Strategists at Bank of America
“Going long duration at the end of the hiking cycle is a more consistent trade than the steepener, which is more conditional on a harder landing outcome from the Fed.”
Eddy Vataru, fixed income manager at Osterweis Capital Management
“I love duration here…(inflation) has scope to fall below 2%.”
Michael Franzese, head of fixed income trading at MCAP
“You have a lot of investors looking now to make a bet and buy (if yields move back up)…We may see a wave of new buying coming in, as Treasuries are an asset that could start to accrete really well for investors when the Fed does eventually start cutting.”
On Recession in the US – CIO for Global Fixed Income at BlackRock Rick Rieder
“I just think a recession is grossly overstated as a phenomenon today without some massive shock to the system… When you have a consumer-oriented, service-oriented economy, it’s much more stable than people give credit to… I’m much more confident that inflation is going to come down than I am that the unemployment rate is going to come up…Let (interest rates) marinate and it’ll do its work.”

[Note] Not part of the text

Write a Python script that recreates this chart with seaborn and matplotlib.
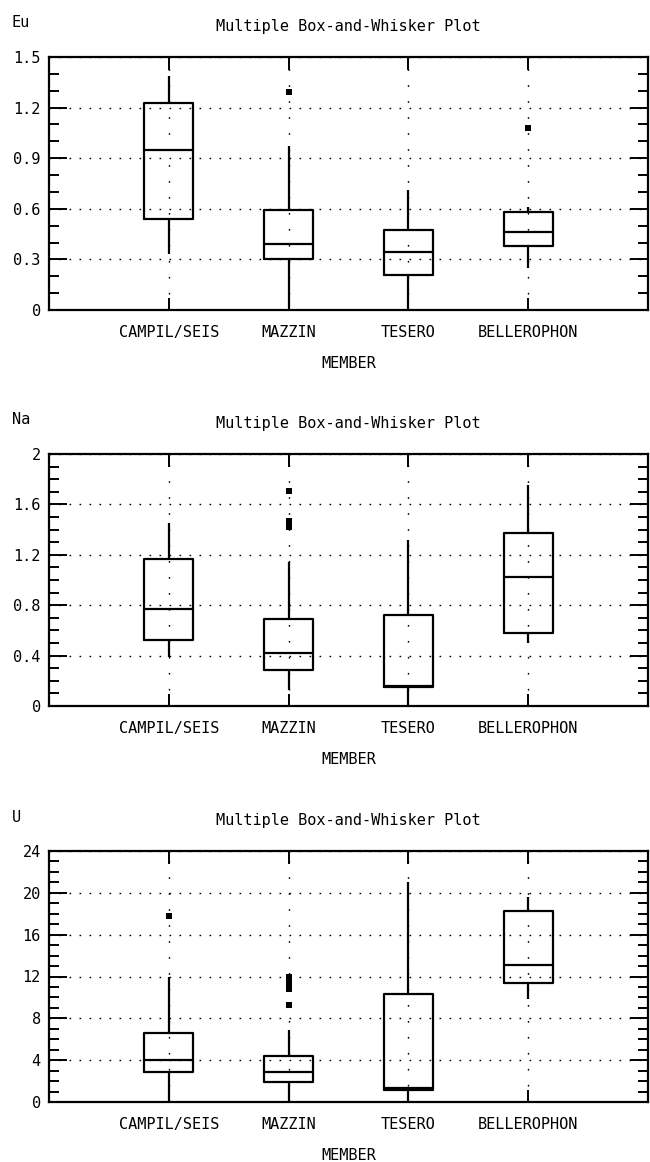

On High-Yield EMs Issuing Bonds
Guido Chamorro, co-head of EM hard-currency debt at Pictet Asset Management
“High-yield sovereigns are fair game to issue this second half…After all, they are the ones that need funding the most.”
Samantha Singh, senior markets strategist at Rand Merchant Bank
“Frontier markets, which include most African economies, will likely find it generally harder to come to market stil…Even those with big reform agendas could struggle to issue eurobonds in the near term unless they do pay up a bit.”
On the Beginning of a Global Bond Rally – CIO for fixed income at JPMorgan Bob Michele
“More and more indicators are at levels you only see in recession. We are buying every backup in yields…The considerable central bank tightening is starting to bite hard in the real economy.”